_Raw data:_
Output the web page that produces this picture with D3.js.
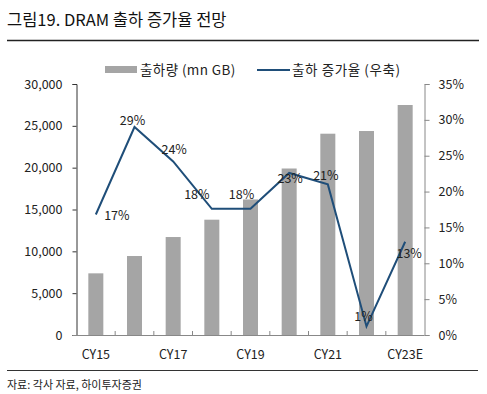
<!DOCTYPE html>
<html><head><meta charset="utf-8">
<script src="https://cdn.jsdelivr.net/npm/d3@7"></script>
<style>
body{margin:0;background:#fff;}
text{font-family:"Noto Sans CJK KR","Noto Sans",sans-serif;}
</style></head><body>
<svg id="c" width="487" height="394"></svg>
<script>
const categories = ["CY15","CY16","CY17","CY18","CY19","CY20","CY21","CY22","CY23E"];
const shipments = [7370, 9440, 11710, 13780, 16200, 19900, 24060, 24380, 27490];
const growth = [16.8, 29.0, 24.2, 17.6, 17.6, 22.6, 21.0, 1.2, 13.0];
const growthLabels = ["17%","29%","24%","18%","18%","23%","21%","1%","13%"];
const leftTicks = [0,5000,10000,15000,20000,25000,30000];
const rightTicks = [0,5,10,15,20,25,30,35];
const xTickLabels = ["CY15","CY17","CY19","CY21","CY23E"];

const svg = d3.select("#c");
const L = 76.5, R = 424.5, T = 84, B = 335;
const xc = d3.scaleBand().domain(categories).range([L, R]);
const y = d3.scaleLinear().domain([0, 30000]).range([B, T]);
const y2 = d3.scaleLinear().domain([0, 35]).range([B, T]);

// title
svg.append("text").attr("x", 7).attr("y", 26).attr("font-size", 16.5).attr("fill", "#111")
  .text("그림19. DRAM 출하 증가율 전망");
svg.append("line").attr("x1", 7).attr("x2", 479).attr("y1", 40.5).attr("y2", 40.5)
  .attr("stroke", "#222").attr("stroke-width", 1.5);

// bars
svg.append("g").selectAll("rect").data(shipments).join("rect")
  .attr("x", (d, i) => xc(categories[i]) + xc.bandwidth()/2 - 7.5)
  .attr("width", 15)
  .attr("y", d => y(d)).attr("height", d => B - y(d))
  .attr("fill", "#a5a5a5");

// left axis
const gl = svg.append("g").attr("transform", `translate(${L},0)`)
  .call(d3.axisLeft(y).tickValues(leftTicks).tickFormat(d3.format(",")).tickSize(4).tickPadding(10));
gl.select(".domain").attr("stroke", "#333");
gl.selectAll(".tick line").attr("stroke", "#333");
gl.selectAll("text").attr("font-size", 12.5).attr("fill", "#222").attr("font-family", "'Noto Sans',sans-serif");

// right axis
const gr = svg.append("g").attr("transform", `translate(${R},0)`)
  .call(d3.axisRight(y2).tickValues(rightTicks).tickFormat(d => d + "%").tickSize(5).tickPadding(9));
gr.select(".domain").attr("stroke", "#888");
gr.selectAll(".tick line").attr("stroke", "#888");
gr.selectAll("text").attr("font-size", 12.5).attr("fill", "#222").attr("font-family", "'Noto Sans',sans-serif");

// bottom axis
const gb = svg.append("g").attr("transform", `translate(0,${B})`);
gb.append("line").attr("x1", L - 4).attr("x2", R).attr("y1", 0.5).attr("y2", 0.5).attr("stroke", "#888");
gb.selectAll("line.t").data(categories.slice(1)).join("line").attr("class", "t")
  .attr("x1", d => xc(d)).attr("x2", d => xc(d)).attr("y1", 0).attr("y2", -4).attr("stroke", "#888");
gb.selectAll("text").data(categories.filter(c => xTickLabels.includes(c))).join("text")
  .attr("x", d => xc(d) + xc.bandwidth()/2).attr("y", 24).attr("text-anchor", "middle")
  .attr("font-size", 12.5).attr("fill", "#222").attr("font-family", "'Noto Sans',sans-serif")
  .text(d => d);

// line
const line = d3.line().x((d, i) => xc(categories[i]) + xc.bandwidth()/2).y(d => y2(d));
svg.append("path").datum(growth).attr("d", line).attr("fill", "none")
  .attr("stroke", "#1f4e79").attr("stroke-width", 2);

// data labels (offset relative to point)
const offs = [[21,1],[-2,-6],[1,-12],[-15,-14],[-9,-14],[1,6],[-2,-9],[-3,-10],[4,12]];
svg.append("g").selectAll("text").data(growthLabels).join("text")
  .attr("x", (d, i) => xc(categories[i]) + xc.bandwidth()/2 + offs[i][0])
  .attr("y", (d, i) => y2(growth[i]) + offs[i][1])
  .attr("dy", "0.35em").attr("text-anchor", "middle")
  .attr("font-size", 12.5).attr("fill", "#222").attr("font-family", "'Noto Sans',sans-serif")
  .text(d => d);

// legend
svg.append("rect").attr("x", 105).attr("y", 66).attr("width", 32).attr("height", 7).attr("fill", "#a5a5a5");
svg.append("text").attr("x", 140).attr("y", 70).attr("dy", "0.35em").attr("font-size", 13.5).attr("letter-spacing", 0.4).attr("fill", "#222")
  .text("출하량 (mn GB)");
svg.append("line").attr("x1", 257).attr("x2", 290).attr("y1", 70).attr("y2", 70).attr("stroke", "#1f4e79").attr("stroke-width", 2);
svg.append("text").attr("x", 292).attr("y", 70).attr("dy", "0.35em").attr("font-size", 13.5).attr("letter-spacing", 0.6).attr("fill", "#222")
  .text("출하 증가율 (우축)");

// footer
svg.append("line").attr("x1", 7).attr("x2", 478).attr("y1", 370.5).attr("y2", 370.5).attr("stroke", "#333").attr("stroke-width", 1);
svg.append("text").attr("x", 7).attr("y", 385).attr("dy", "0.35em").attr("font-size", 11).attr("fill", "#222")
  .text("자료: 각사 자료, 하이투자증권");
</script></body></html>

_Written problem:_ Using the material above, return every line exactly as it appears, minus the pictures.

_Task result:_
Output the web page that produces this picture with D3.js.
<!DOCTYPE html>
<html><head><meta charset="utf-8">
<script src="https://cdn.jsdelivr.net/npm/d3@7"></script>
<style>
body{margin:0;background:#fff;}
text{font-family:"Noto Sans CJK KR","Noto Sans",sans-serif;}
</style></head><body>
<svg id="c" width="487" height="394"></svg>
<script>
const categories = ["CY15","CY16","CY17","CY18","CY19","CY20","CY21","CY22","CY23E"];
const shipments = [7370, 9440, 11710, 13780, 16200, 19900, 24060, 24380, 27490];
const growth = [16.8, 29.0, 24.2, 17.6, 17.6, 22.6, 21.0, 1.2, 13.0];
const growthLabels = ["17%","29%","24%","18%","18%","23%","21%","1%","13%"];
const leftTicks = [0,5000,10000,15000,20000,25000,30000];
const rightTicks = [0,5,10,15,20,25,30,35];
const xTickLabels = ["CY15","CY17","CY19","CY21","CY23E"];

const svg = d3.select("#c");
const L = 76.5, R = 424.5, T = 84, B = 335;
const xc = d3.scaleBand().domain(categories).range([L, R]);
const y = d3.scaleLinear().domain([0, 30000]).range([B, T]);
const y2 = d3.scaleLinear().domain([0, 35]).range([B, T]);

// title
svg.append("text").attr("x", 7).attr("y", 26).attr("font-size", 16.5).attr("fill", "#111")
  .text("그림19. DRAM 출하 증가율 전망");
svg.append("line").attr("x1", 7).attr("x2", 479).attr("y1", 40.5).attr("y2", 40.5)
  .attr("stroke", "#222").attr("stroke-width", 1.5);

// bars
svg.append("g").selectAll("rect").data(shipments).join("rect")
  .attr("x", (d, i) => xc(categories[i]) + xc.bandwidth()/2 - 7.5)
  .attr("width", 15)
  .attr("y", d => y(d)).attr("height", d => B - y(d))
  .attr("fill", "#a5a5a5");

// left axis
const gl = svg.append("g").attr("transform", `translate(${L},0)`)
  .call(d3.axisLeft(y).tickValues(leftTicks).tickFormat(d3.format(",")).tickSize(4).tickPadding(10));
gl.select(".domain").attr("stroke", "#333");
gl.selectAll(".tick line").attr("stroke", "#333");
gl.selectAll("text").attr("font-size", 12.5).attr("fill", "#222").attr("font-family", "'Noto Sans',sans-serif");

// right axis
const gr = svg.append("g").attr("transform", `translate(${R},0)`)
  .call(d3.axisRight(y2).tickValues(rightTicks).tickFormat(d => d + "%").tickSize(5).tickPadding(9));
gr.select(".domain").attr("stroke", "#888");
gr.selectAll(".tick line").attr("stroke", "#888");
gr.selectAll("text").attr("font-size", 12.5).attr("fill", "#222").attr("font-family", "'Noto Sans',sans-serif");

// bottom axis
const gb = svg.append("g").attr("transform", `translate(0,${B})`);
gb.append("line").attr("x1", L - 4).attr("x2", R).attr("y1", 0.5).attr("y2", 0.5).attr("stroke", "#888");
gb.selectAll("line.t").data(categories.slice(1)).join("line").attr("class", "t")
  .attr("x1", d => xc(d)).attr("x2", d => xc(d)).attr("y1", 0).attr("y2", -4).attr("stroke", "#888");
gb.selectAll("text").data(categories.filter(c => xTickLabels.includes(c))).join("text")
  .attr("x", d => xc(d) + xc.bandwidth()/2).attr("y", 24).attr("text-anchor", "middle")
  .attr("font-size", 12.5).attr("fill", "#222").attr("font-family", "'Noto Sans',sans-serif")
  .text(d => d);

// line
const line = d3.line().x((d, i) => xc(categories[i]) + xc.bandwidth()/2).y(d => y2(d));
svg.append("path").datum(growth).attr("d", line).attr("fill", "none")
  .attr("stroke", "#1f4e79").attr("stroke-width", 2);

// data labels (offset relative to point)
const offs = [[21,1],[-2,-6],[1,-12],[-15,-14],[-9,-14],[1,6],[-2,-9],[-3,-10],[4,12]];
svg.append("g").selectAll("text").data(growthLabels).join("text")
  .attr("x", (d, i) => xc(categories[i]) + xc.bandwidth()/2 + offs[i][0])
  .attr("y", (d, i) => y2(growth[i]) + offs[i][1])
  .attr("dy", "0.35em").attr("text-anchor", "middle")
  .attr("font-size", 12.5).attr("fill", "#222").attr("font-family", "'Noto Sans',sans-serif")
  .text(d => d);

// legend
svg.append("rect").attr("x", 105).attr("y", 66).attr("width", 32).attr("height", 7).attr("fill", "#a5a5a5");
svg.append("text").attr("x", 140).attr("y", 70).attr("dy", "0.35em").attr("font-size", 13.5).attr("letter-spacing", 0.4).attr("fill", "#222")
  .text("출하량 (mn GB)");
svg.append("line").attr("x1", 257).attr("x2", 290).attr("y1", 70).attr("y2", 70).attr("stroke", "#1f4e79").attr("stroke-width", 2);
svg.append("text").attr("x", 292).attr("y", 70).attr("dy", "0.35em").attr("font-size", 13.5).attr("letter-spacing", 0.6).attr("fill", "#222")
  .text("출하 증가율 (우축)");

// footer
svg.append("line").attr("x1", 7).attr("x2", 478).attr("y1", 370.5).attr("y2", 370.5).attr("stroke", "#333").attr("stroke-width", 1);
svg.append("text").attr("x", 7).attr("y", 385).attr("dy", "0.35em").attr("font-size", 11).attr("fill", "#222")
  .text("자료: 각사 자료, 하이투자증권");
</script></body></html>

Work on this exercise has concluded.